A few general points:
modern awd systems like Audis or Subarus are bulletproof, and so the repair cost argument is a non-issue
In theory, AWD systems actually get better fuel economy because of lower rolling resitance and drag vs non driven wheels on a 2wd car, but in reality the extra weigh undoes the advantage.
As Philster mentioned a part time 4wd system is not safe to operate on dry pavement, and can dramtically affect the handling of a car when engaged.
There are many different schemes for awd available, in fact Subaru uses a different system on its automatic cars than on its manual cars. Audis quattro is acknowledged as the best, but for the most part, any full time awd system is quite capable.
4WD is great if you are off-roading or know that you’ll be dealing with severe winter weather on a regular basis. SUV’s in general and the 4WD SUV’s in particular seem to roll more easily (as in Wreck).
Gas mileage decreases as well.
However, most front wheel drive vehicles that I’ve used have been able to get almost anywhere that a 4WD can go.
Although you can generally go more places and in worse weather with a 4WD, you can also get more stuck and faster. Some folks seem to think that they are invincible with 4WD and push the boundary on reasonable and prudent driving.
My recommendation if you get a 4WD is learn how to use it. It won’t help if you don’t know how it works. We see a lot of people on icy roads go flyin’ by at 60-70 and come upon them 5 minutes later, on their top.
Oh, and to answer your question, ** asterion**, you shouldn’t drive that Trooper above 50mph in any conditions with the 4wd sytem engaged. You should also never drive it on dry pavement with the 4wd sytstem egaged. Also keep in mind that when in 4wd the Trooper will have a larger turning radius and tend to act a little “squirrely” when turning.

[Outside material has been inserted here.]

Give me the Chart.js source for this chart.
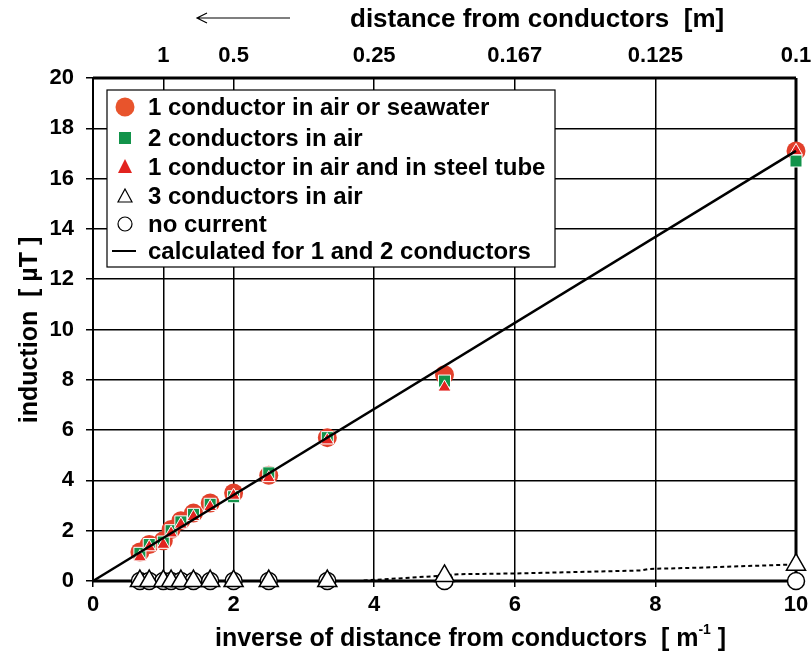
<!DOCTYPE html>
<html>
<head>
<meta charset="utf-8">
<script src="https://cdn.jsdelivr.net/npm/chart.js@4.4.0/dist/chart.umd.min.js"></script>
<style>
  body { margin: 0; background: #fff; }
  #wrap { width: 811px; height: 659px; }
</style>
</head>
<body>
<div id="wrap"><canvas id="chart" width="811" height="659"></canvas></div>
<script>
// inverse distance 1/d  [1/m]
var invDist = [0.667, 0.8, 1.0, 1.111, 1.25, 1.429, 1.667, 2.0, 2.5, 3.333, 5, 10];
// measured induction [uT]
var oneCondAir  = [1.15, 1.45, 1.6, 2.05, 2.4, 2.7, 3.1, 3.5, 4.2, 5.7, 8.2, 17.1];
var twoCondAir  = [1.1, 1.45, 1.55, 2.0, 2.35, 2.65, 3.05, 3.35, 4.3, 5.7, 7.95, 16.7];
var oneCondTube = [0.95, 1.35, 1.45, 1.9, 2.25, 2.55, 2.95, 3.4, 4.1, 5.6, 7.7, 17.1];
var threeCondAir = [0, 0, 0, 0, 0, 0, 0, 0, 0, 0, 0.2, 0.65];
var noCurrent   = [0, 0, 0, 0, 0, 0, 0, 0, 0, 0, 0, 0];
// calculated line
var calcX = [0, 10];
var calcY = [0, 17.1];
// dotted trace (3 conductors)
var dottedX = [3.85, 4.5, 4.9, 5.2, 6.0, 7.8, 7.9, 8.5, 10];
var dottedY = [0.02, 0.13, 0.2, 0.27, 0.3, 0.42, 0.48, 0.52, 0.66];
// axis ticks
var bottomTicks = [0, 1, 2, 4, 6, 8, 10];
var topTicks = [1, 2, 4, 6, 8, 10];
var topLabels = ['1', '0.5', '0.25', '0.167', '0.125', '0.1'];

var FONT = "'Liberation Sans', Arial, sans-serif";
var RED_C = '#e2402b';
var GREEN = '#12934a';
var RED_T = '#e2231f';

function pts(xs, ys) {
    return xs.map(function (x, i) { return {x: x, y: ys[i]}; });
}

// keep the plot area fixed, labels may hang over the edge
function noSidePadding(scale) {
    scale.paddingLeft = 0;
    scale.paddingRight = 0;
}

// frame round the plot area, drawn under the markers
var framePlugin = {
    id: 'frame',
    beforeDatasetsDraw: function (chart) {
        var a = chart.chartArea, ctx = chart.ctx;
        ctx.save();
        ctx.strokeStyle = '#000';
        ctx.lineWidth = 3;
        ctx.beginPath();
        ctx.moveTo(a.left, a.bottom); ctx.lineTo(a.right, a.bottom);
        ctx.moveTo(a.right, a.bottom); ctx.lineTo(a.right, a.top);
        ctx.moveTo(a.right, a.top); ctx.lineTo(a.left, a.top);
        ctx.stroke();
        ctx.lineWidth = 2;
        ctx.beginPath();
        ctx.moveTo(a.left, a.top); ctx.lineTo(a.left, a.bottom);
        ctx.stroke();
        ctx.restore();
    }
};

// axis titles
var titlePlugin = {
    id: 'titles',
    afterDraw: function (chart) {
        var ctx = chart.ctx;
        ctx.save();
        ctx.fillStyle = '#000';
        ctx.strokeStyle = '#000';
        ctx.textBaseline = 'alphabetic';
        ctx.textAlign = 'left';

        // top title with arrow
        ctx.font = 'bold 26px ' + FONT;
        ctx.fillText('distance from conductors  [m]', 350, 27);
        ctx.lineWidth = 1.2;
        ctx.beginPath();
        ctx.moveTo(290, 18); ctx.lineTo(197, 18);
        ctx.moveTo(207, 13); ctx.lineTo(197, 18); ctx.lineTo(207, 23);
        ctx.stroke();

        // bottom title with superscript
        var t1 = 'inverse of distance from conductors  [ m';
        ctx.font = 'bold 25px ' + FONT;
        var x = 215;
        ctx.fillText(t1, x, 646);
        x += ctx.measureText(t1).width;
        ctx.font = 'bold 14px ' + FONT;
        ctx.fillText('-1', x, 634);
        x += ctx.measureText('-1').width;
        ctx.font = 'bold 25px ' + FONT;
        ctx.fillText(' ]', x, 646);

        // y title
        ctx.translate(30, 330);
        ctx.rotate(-Math.PI / 2);
        ctx.textAlign = 'center';
        ctx.textBaseline = 'middle';
        ctx.fillText('induction  [ \u00B5T ]', 0, 0);
        ctx.restore();
    }
};

// legend box inside the plot
var legendPlugin = {
    id: 'boxLegend',
    afterDraw: function (chart) {
        var ctx = chart.ctx;
        var rows = [107, 138, 167, 196, 224, 251];
        var mx = 125;
        ctx.save();
        ctx.fillStyle = '#fff';
        ctx.fillRect(107, 90, 448, 177);
        ctx.strokeStyle = '#000';
        ctx.lineWidth = 1.2;
        ctx.strokeRect(107, 90, 448, 177);

        // markers
        ctx.fillStyle = '#e8542c';
        ctx.beginPath(); ctx.arc(mx, rows[0], 9.5, 0, Math.PI * 2); ctx.fill();
        ctx.fillStyle = GREEN;
        ctx.fillRect(mx - 6, rows[1] - 6, 12, 12);
        ctx.fillStyle = RED_T;
        ctx.beginPath();
        ctx.moveTo(mx, rows[2] - 8); ctx.lineTo(mx + 7, rows[2] + 6); ctx.lineTo(mx - 7, rows[2] + 6);
        ctx.closePath(); ctx.fill();
        ctx.strokeStyle = '#000';
        ctx.lineWidth = 1.2;
        ctx.beginPath();
        ctx.moveTo(mx, rows[3] - 7); ctx.lineTo(mx + 7, rows[3] + 6); ctx.lineTo(mx - 7, rows[3] + 6);
        ctx.closePath(); ctx.stroke();
        ctx.beginPath(); ctx.arc(mx, rows[4], 7, 0, Math.PI * 2); ctx.stroke();
        ctx.lineWidth = 2;
        ctx.beginPath(); ctx.moveTo(112, rows[5]); ctx.lineTo(136, rows[5]); ctx.stroke();

        // labels
        var labels = chart.data.datasets.filter(function (d) { return d.legendRow !== undefined; })
            .sort(function (a, b) { return a.legendRow - b.legendRow; });
        ctx.fillStyle = '#000';
        ctx.font = 'bold 24px ' + FONT;
        ctx.textAlign = 'left';
        ctx.textBaseline = 'middle';
        labels.forEach(function (d) {
            ctx.fillText(d.label, 148, rows[d.legendRow] + 1);
        });
        ctx.restore();
    }
};

var ctx = document.getElementById('chart').getContext('2d');
var myChart = new Chart(ctx, {
    type: 'scatter',
    data: {
        datasets: [{
            label: 'calculated for 1 and 2 conductors',
            legendRow: 5,
            type: 'line',
            data: pts(calcX, calcY),
            borderColor: '#000',
            borderWidth: 2.5,
            pointRadius: 0,
            fill: false
        }, {
            label: '1 conductor in air and in steel tube',
            legendRow: 2,
            data: pts(invDist, oneCondTube),
            pointStyle: 'triangle',
            pointRadius: 7.5,
            backgroundColor: RED_T,
            borderColor: '#fff',
            borderWidth: 1
        }, {
            label: '2 conductors in air',
            legendRow: 1,
            data: pts(invDist, twoCondAir),
            pointStyle: 'rect',
            pointRadius: 8.5,
            backgroundColor: GREEN,
            borderColor: '#fff',
            borderWidth: 1
        }, {
            label: '1 conductor in air or seawater',
            legendRow: 0,
            data: pts(invDist, oneCondAir),
            pointStyle: 'circle',
            pointRadius: 9.5,
            backgroundColor: RED_C,
            borderWidth: 0
        }, {
            label: '3 conductors in air',
            legendRow: 3,
            data: pts(invDist, threeCondAir),
            pointStyle: 'triangle',
            pointRadius: 11,
            backgroundColor: '#fff',
            borderColor: '#000',
            borderWidth: 1.5
        }, {
            label: 'no current',
            legendRow: 4,
            data: pts(invDist, noCurrent),
            pointStyle: 'circle',
            pointRadius: 8.5,
            backgroundColor: '#fff',
            borderColor: '#000',
            borderWidth: 1.5
        }, {
            label: 'trend 3 conductors',
            type: 'line',
            data: pts(dottedX, dottedY),
            borderColor: '#000',
            borderWidth: 2,
            borderDash: [4, 3],
            pointRadius: 0,
            fill: false
        }]
    },
    options: {
        responsive: false,
        animation: false,
        clip: false,
        layout: { padding: { left: 0, right: 15, top: 0, bottom: 0 } },
        plugins: {
            legend: { display: false },
            tooltip: { enabled: false }
        },
        scales: {
            x: {
                type: 'linear',
                position: 'bottom',
                min: 0,
                max: 10,
                afterBuildTicks: function (scale) {
                    scale.ticks = bottomTicks.map(function (v) { return {value: v}; });
                },
                afterFit: function (scale) { scale.height = 78; noSidePadding(scale); },
                ticks: {
                    autoSkip: false,
                    maxRotation: 0,
                    color: '#000',
                    padding: 5,
                    font: { family: FONT, size: 22, weight: 'bold' },
                    callback: function (v) { return v === 1 ? '' : v; }
                },
                grid: { color: '#000', lineWidth: 1.5, tickLength: 6, tickColor: '#000' },
                border: { display: false }
            },
            x2: {
                type: 'linear',
                position: 'top',
                min: 0,
                max: 10,
                afterBuildTicks: function (scale) {
                    scale.ticks = topTicks.map(function (v) { return {value: v}; });
                },
                afterFit: function (scale) { scale.height = 78; noSidePadding(scale); },
                ticks: {
                    autoSkip: false,
                    maxRotation: 0,
                    color: '#000',
                    padding: 9,
                    font: { family: FONT, size: 22, weight: 'bold' },
                    callback: function (v, i) { return topLabels[i]; }
                },
                grid: { display: false, drawTicks: false },
                border: { display: false }
            },
            y: {
                min: 0,
                max: 20,
                afterFit: function (scale) { scale.width = 93; },
                ticks: {
                    stepSize: 2,
                    color: '#000',
                    padding: 12,
                    font: { family: FONT, size: 22, weight: 'bold' }
                },
                grid: { color: '#000', lineWidth: 1.5, tickLength: 7, tickColor: '#000' },
                border: { display: false }
            }
        }
    },
    plugins: [framePlugin, titlePlugin, legendPlugin]
});
</script>
</body>
</html>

Setting aside all the AWD vs. 4WD for a moment. I have a GMC Yukon, 2 door, 350 V-8, 4WD (Very much a truck, not an Audi sports car) and have had it through the last 8 Chicago winters. I can probably count on one hand the number of times it has been in 4WD because of snow. I can tell you that there has NEVER been a time when I “needed” 4WD to get somewhere. I may slip into 4WD just for fun, or “because it is there” but I have not needed it. This includes the snowstorm of New Year’s day a few years back when we got something like 24" of snow in one day. I was able to drive in that mess in 2WD, with snow up to the axels. (yeah, I used 4WD, but that was an all time record snow) Granted, the truck does better in 2WD than most sedans etc, but I still think I could live happily in Chicago in all but the most severe once-a-century type storms with a 2WD car.
I understand the turning radius, but why is that with the never-on-dry-pavement or above 50 restrictions? Is it because it is 4WD or because it is selectable 4WD or something else? I have a somewhat decent knowledge about cars, but I don’t know much about drive trains or differentals.

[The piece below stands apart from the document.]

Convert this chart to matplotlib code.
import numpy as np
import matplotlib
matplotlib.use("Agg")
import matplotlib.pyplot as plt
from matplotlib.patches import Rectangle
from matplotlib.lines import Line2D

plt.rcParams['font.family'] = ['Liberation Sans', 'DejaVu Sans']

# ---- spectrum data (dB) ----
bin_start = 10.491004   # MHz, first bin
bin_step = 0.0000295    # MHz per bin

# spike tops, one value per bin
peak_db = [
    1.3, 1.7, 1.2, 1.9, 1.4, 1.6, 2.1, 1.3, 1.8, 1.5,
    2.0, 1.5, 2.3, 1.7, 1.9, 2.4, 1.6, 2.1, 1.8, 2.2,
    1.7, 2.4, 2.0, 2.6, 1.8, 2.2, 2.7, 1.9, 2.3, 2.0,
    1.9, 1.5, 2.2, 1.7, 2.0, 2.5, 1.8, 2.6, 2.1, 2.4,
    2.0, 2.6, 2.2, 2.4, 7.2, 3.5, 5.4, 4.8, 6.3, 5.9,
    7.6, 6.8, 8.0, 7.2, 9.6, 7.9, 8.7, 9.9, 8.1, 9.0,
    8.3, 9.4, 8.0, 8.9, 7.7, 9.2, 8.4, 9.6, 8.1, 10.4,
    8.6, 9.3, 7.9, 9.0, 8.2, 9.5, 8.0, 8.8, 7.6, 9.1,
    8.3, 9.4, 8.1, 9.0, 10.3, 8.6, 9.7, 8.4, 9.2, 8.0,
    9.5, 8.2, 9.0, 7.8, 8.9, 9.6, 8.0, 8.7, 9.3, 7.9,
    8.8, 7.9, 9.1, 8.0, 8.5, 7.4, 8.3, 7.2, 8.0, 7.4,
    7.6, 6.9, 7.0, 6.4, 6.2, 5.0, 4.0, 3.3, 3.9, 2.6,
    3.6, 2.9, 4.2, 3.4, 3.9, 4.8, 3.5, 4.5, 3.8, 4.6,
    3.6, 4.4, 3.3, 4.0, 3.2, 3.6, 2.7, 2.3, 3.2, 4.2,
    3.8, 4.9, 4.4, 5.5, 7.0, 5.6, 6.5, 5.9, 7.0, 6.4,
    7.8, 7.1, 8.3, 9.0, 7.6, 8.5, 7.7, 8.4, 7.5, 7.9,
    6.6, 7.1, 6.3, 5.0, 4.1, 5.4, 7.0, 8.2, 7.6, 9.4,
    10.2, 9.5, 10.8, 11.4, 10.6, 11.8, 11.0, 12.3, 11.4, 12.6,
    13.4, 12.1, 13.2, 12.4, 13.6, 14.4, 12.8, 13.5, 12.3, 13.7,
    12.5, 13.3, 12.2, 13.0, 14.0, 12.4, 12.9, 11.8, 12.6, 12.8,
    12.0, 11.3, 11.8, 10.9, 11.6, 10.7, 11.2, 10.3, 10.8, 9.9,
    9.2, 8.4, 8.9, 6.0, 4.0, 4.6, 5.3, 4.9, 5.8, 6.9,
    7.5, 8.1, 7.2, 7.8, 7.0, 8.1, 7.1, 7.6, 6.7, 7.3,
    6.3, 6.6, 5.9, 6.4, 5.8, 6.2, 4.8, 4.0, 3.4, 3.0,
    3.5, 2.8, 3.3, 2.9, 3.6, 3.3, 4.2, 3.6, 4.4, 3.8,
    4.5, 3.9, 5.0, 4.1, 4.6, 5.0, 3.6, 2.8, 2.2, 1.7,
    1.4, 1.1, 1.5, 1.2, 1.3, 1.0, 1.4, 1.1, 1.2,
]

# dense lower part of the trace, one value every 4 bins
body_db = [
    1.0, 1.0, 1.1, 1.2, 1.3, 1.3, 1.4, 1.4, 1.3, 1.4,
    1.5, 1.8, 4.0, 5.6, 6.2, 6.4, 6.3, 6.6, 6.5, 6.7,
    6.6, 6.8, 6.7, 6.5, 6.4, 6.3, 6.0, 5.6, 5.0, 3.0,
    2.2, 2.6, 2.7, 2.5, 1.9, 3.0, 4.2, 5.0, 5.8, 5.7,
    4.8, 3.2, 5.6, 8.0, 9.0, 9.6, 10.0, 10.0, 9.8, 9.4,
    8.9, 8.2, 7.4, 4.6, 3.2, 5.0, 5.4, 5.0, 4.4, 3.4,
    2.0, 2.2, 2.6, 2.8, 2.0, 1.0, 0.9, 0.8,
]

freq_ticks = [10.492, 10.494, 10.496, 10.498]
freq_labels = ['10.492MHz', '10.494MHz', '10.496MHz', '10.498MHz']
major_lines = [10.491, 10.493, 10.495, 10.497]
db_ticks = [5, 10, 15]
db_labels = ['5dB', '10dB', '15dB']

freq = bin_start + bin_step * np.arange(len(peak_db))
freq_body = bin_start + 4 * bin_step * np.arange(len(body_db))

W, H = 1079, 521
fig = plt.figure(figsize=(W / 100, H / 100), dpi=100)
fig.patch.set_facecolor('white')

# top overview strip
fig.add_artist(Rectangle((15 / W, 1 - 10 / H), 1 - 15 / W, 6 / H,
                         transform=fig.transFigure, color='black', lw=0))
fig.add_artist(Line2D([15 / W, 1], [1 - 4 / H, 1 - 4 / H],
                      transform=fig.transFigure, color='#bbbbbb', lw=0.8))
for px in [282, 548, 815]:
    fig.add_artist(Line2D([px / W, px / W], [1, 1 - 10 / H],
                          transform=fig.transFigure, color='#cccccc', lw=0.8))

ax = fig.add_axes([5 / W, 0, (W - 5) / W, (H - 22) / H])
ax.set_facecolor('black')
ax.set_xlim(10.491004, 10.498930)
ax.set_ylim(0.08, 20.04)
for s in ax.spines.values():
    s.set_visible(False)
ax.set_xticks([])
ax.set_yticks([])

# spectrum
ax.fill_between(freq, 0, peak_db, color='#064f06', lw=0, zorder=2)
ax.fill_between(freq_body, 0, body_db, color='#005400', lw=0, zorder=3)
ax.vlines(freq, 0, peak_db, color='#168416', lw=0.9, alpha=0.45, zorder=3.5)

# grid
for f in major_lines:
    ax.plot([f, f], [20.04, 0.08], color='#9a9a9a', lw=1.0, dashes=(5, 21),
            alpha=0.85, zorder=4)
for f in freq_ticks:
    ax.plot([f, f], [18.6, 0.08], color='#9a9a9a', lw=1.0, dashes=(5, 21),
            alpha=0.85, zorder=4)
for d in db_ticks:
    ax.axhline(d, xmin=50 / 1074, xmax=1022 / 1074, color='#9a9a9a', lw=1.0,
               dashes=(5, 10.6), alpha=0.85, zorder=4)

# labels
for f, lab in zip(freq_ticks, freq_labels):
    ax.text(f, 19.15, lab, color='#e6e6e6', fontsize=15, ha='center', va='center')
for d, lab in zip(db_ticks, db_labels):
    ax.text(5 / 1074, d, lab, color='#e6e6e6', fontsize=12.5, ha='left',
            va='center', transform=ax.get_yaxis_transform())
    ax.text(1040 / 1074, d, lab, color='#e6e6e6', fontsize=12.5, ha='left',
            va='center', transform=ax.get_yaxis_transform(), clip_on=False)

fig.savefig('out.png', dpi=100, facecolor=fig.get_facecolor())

I drive an AWD car and I got it because I had to drive regularly to Detroit and Pittsburgh year round as part of my job. It might be a little safer at prudent speeds but I don’t tend to get stuck much in any car. Just remember that no matter if it’s 4WD, AWD, FWD or RWD, you still only have four wheel brakes. Almost all the accidents I see are caused by not being able to stop, not from being unable to go.
I think ABS is worth more in the winter than AWD. I don’t drive fast in bad weather and I laugh when I get passed by someone in an AWD/4WD vehicle because they have what I believe is a false sense of security. I make a point to notice that many of the people skidding off the road in snowstorms are in AWD/4WD vehicles.

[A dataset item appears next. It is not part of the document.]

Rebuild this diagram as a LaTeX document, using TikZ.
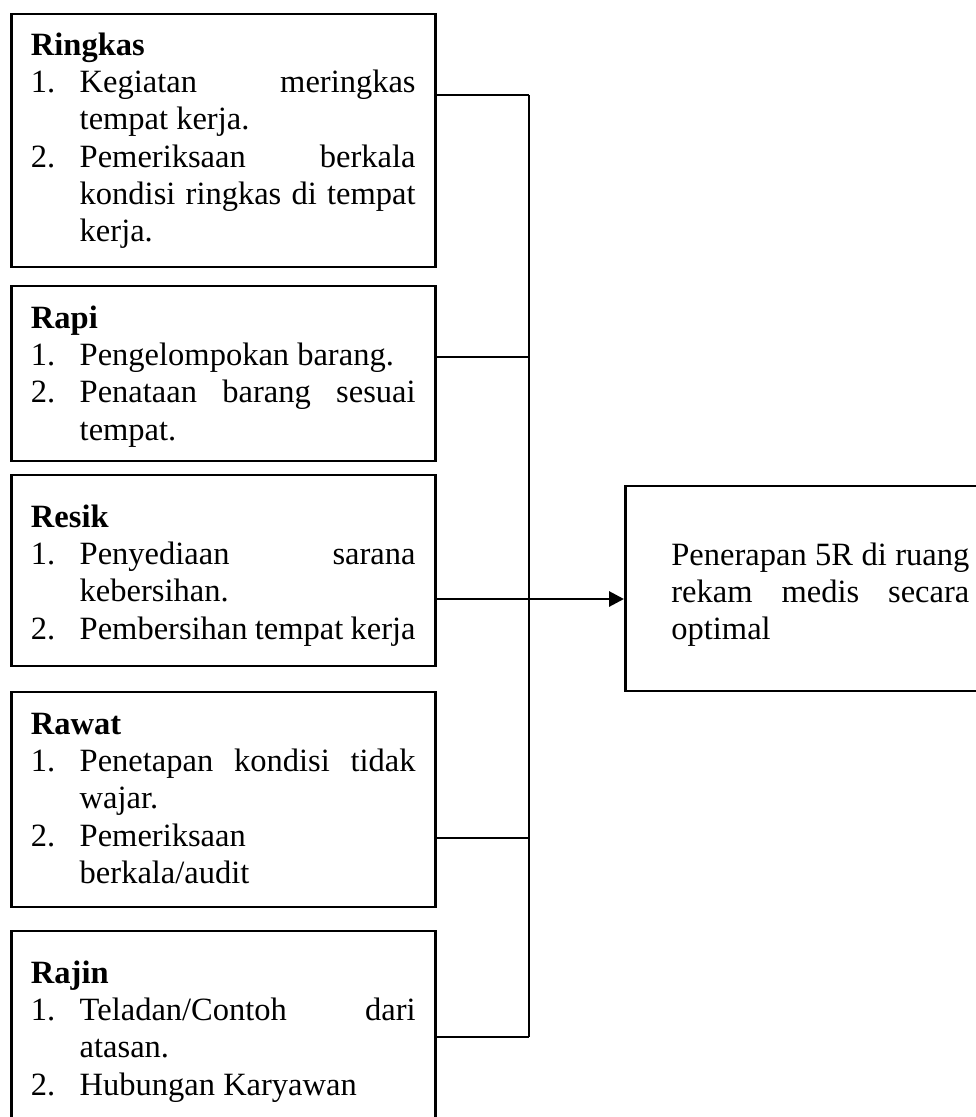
\documentclass[tikz,border=0pt]{standalone}
\usepackage{fontspec}
\setmainfont{Liberation Serif}
\usetikzlibrary{arrows.meta}
\hyphenpenalty=10000
\exhyphenpenalty=10000
\tolerance=9999

% numbered line with hanging indent
\newcommand{\boxitem}[2]{\par\noindent\hangindent=18pt\hangafter=1\makebox[18pt][l]{#1.}#2\par}

\begin{document}
\begin{tikzpicture}[
    x=0.3692pt, y=-0.3692pt,
    itembox/.style={rectangle, draw, line width=1pt, anchor=base west,
                    text width=142pt, inner xsep=7.25pt, inner ysep=0pt,
                    align=justify, font=\fontsize{12}{13.8}\selectfont},
    goalbox/.style={itembox, text width=110pt, inner xsep=17pt},
    link/.style={line width=0.85pt},
    flow/.style={line width=1.1pt, -{Triangle[length=5.5pt, width=5.5pt]}},
]
    \useasboundingbox (0,0) rectangle (976,1117);
    \clip (0,0) rectangle (976,1117);

    % The five R boxes
    \node[itembox, text height=15.14pt, text depth=78.27pt] (ringkas) at (10,55)
        {\textbf{Ringkas}\par
         \boxitem{1}{Kegiatan meringkas\linebreak tempat kerja.}
         \boxitem{2}{Pemeriksaan berkala\linebreak kondisi ringkas di tempat\linebreak kerja.}};
    \node[itembox, text height=15.51pt, text depth=49.10pt] (rapi) at (10,328)
        {\textbf{Rapi}\par
         \boxitem{1}{Pengelompokan barang.}
         \boxitem{2}{Penataan barang sesuai\linebreak tempat.}};
    \node[itembox, text height=19.20pt, text depth=51.32pt] (resik) at (10,527)
        {\textbf{Resik}\par
         \boxitem{1}{Penyediaan sarana\linebreak kebersihan.}
         \boxitem{2}{Pembersihan tempat kerja}};
    \node[itembox, text height=15.51pt, text depth=63.87pt] (rawat) at (10,734)
        {\textbf{Rawat}\par
         \boxitem{1}{Penetapan kondisi tidak\linebreak wajar.}
         \boxitem{2}{Pemeriksaan\linebreak berkala/audit}};
    \node[itembox, text height=19.20pt, text depth=57.96pt] (rajin) at (10,983)
        {\textbf{Rajin}\par
         \boxitem{1}{Teladan/Contoh dari\linebreak atasan.}
         \boxitem{2}{Hubungan Karyawan}};

    % Result box
    \node[goalbox, text height=29.17pt, text depth=46.52pt] (goal) at (624,565)
        {Penerapan 5R di ruang rekam medis secara optimal};

    % Bus connecting the boxes
    \foreach \name/\y in {ringkas/95, rapi/357, resik/599, rawat/838, rajin/1037} {
        \coordinate (bus-\name) at (529,\y);
        \draw[link] (\name.east |- bus-\name) -- (bus-\name);
    }
    \draw[link] (bus-ringkas) -- (bus-rajin);
    \draw[flow] (bus-resik) -- (goal.west |- bus-resik);
\end{tikzpicture}
\end{document}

If your friend gets an AWD/4WD car, tell them to get the extended warranty. Just trust me on this.
Don’t know much about the Trooper, but I have a Pathfinder that I bet has a similar system.
I will drive on pavement in 4wd that has patchy ice and snow conditions mixed in with dry. Never had any problems. You don’t want to drive in 4wd on dry pavement when you are making a lot of turns. Definit no no. The center diff is locked and the front of the car will travel a different distance than the rear in a turn. Something has to give in this situation, and it will be wheel skip utill they day that something breaks.
In slippery conditions, this is not an issue, one wheel will spin or drag just a little bit (inches).
I routinely drive 50mph in 4wd. From a mechanical standpoint, If you are on a snowpacked road, I don’t see why it would hurt it to go faster.
On the other hand, if conditions are bad enough for 4wd, I doubt anything over 50 would be very safe anyway.
Many of the newer 4x4s alow you to put it into 4wd with or without locking the center diff. In other words the center can deliver different rotations to the front and rear, instead of ‘locked’ constant speed to both. My wifes Grand Jeep is this way. If the center diff is not locked, you can drive on dry pavement all you want.
AWD is a very nice system, a good, no great compromise between 2wd and 4wd. The drawbacks are few and the benefits are huge (most have been mentioned here)
One more benefit - in general - much higher resale value.
Bernse may be right in saying that this is a overgeneralization, but it certainly has some truth to it. With 2WD, you are forced to pay close attention to the “traction coefficient” of the road you’re on – you won’t even get going if you don’t. With 4WD, you can rapidly get up to cruising speed without paying attention to what the road surface is like today. Come that sharp curve, you may find out in a hurry.
Damnit, I was right the first time. I just second guessed myself. Lockable axle differentials are aftermarket and usually only found in “hill climbers”.